The BFI also announced the winners of the recent Radio Times poll to find the nation’s favourite BBC children’s TV characters. Sadly in the 1970s category the Wombles were beaten by Paddington Bear – though we were told it was “incredibly close”.
The poll winners from each decade are:
- 1950s: Sooty And Sweep
- 1960s: The Magic Roundabout
- 1970s: Paddington Bear
- 1980s: Postman Pat
- 1990s: Bob The Builder
- 2000s: Shaun The Sheep
The full results and the overall winner will be revealed in the Radio Times on Tuesday, 15 July.
The two-hour BFI event screened episodes of some of the shortlisted children’s programmes, ranging from 1957’s black-and-white Captain Pugwash, which was made with cardboard cut-outs and levers, to an exclusive preview of next month’s brand new series of Sarah & Duck.
Between clips, the BFI’s Justin Johnson chatted to guests about the making of some of the programmes: Andrew Davenport (creator and writer of Teletubbies and In The Night Garden) and Pui Fan Lee (Po in Teletubbies); Jamie Badminton, Sarah Gomes Harris and Tim O’Sullivan (creators of Sarah & Duck); and of course Mike Batt (songwriter and now executive producer of The Wombles).
Though this was billed as a family event, most of the young children in the audience were restless and chattering while the boring grown-ups were talking between episodes.
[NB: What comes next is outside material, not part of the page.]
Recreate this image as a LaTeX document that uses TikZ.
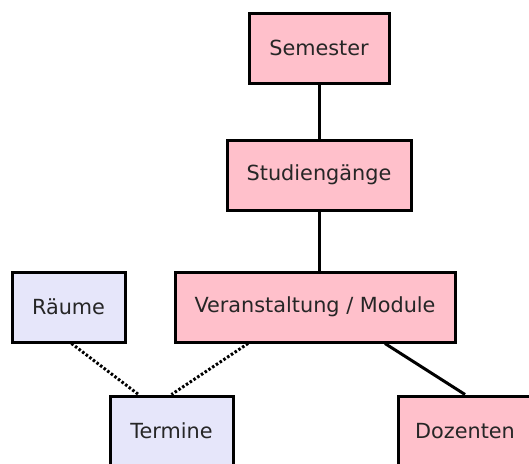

But the prize giveaways went down very well (and very noisily), and it was nice to see kids enjoying gentle classics like Bagpuss as much as the newer productions.
The very first Wombles episode from 1973 was shown, which introduces the four young Wombles and Great Uncle Bulgaria. By the time Orinoco was swept into the air by the big black umbrella, there was plenty of laughter in the audience.
“I so much enjoyed writing the music for Elisabeth Beresford’s characters, they’re such good characters, that I couldn’t stop myself from suggesting that I make an album – you know, a song for Great Uncle Bulgaria, a song for Orinoco…
“I got my mother to make me a Womble costume because nobody would take me seriously, and I would go around and be Orinoco. And then Top Of The Pops rang up one day and said, ‘is there a band called The Wombles?’, and of course I said yes when there actually wasn’t. So I told a little white lie, and they said, ‘well that’s good because you’re on Top Of The Pops tomorrow’.
“So I had to get my mum to make me three more Womble costumes overnight. My mum and my dad and my two brothers and my sister, we all converged on my mum and dad’s house and made the three extra costumes. So we made a pop group! That took it away from just the children into the teenage market – market’s perhaps a dirty word to use; teenage appreciation – and it became a family thing. We had lots of fun with it, and in fact we’re just about to start to have quite a lot more fun with it too.
“Having spent my life in a certain amount of denial about the Wombles, and wanting to be taken seriously as a songwriter, as I enter the tea-time of my life, shall we say, I’m a bit more relaxed about it. When people came to me and asked me if I would write the music for a new series, I said, ‘well actually I’d really prefer to make the new series’ – perhaps I could buy the rights from the people themselves.
“That’s what we’ve done. We’ve put all the rights together in one company for the first time ever, and we’re going to be making a new series. It’s actually for Channel 5, and it’ll be going out in the autumn of next year. We’re already in scripting, story-boarding and model-making stages, and we’re having heaps of fun. There will be a film as well, some time soon, so lots of fun to be had – for us, and hopefully for other people as well.
“I sometimes find myself using an apologetic tone for this, but I’m not an apologist for CGI. We’re using CGI, but we’re going to make it look as much like that [pointing at the screen] as possible. In other words we’re going to give it that kind of jumpy look, and a cuddly look. CGI is so good these days – for those who don’t know what I’m talking about, that’s computer graphics to make it, like you would see in a Pixar movie. It will look like that, but it’ll just be a bit more sophisticated for the modern audience.
“We’ve actually made the puppets, but instead of making them with physical, real fur… My mum used a ping pong ball for the noses that we used to wear, and Ivor Wood was an absolute genius at making these puppets and animating them. Instead of doing that, we’ve done it within the computer, and they’re manipulated by puppeteers who are actually computer operators.”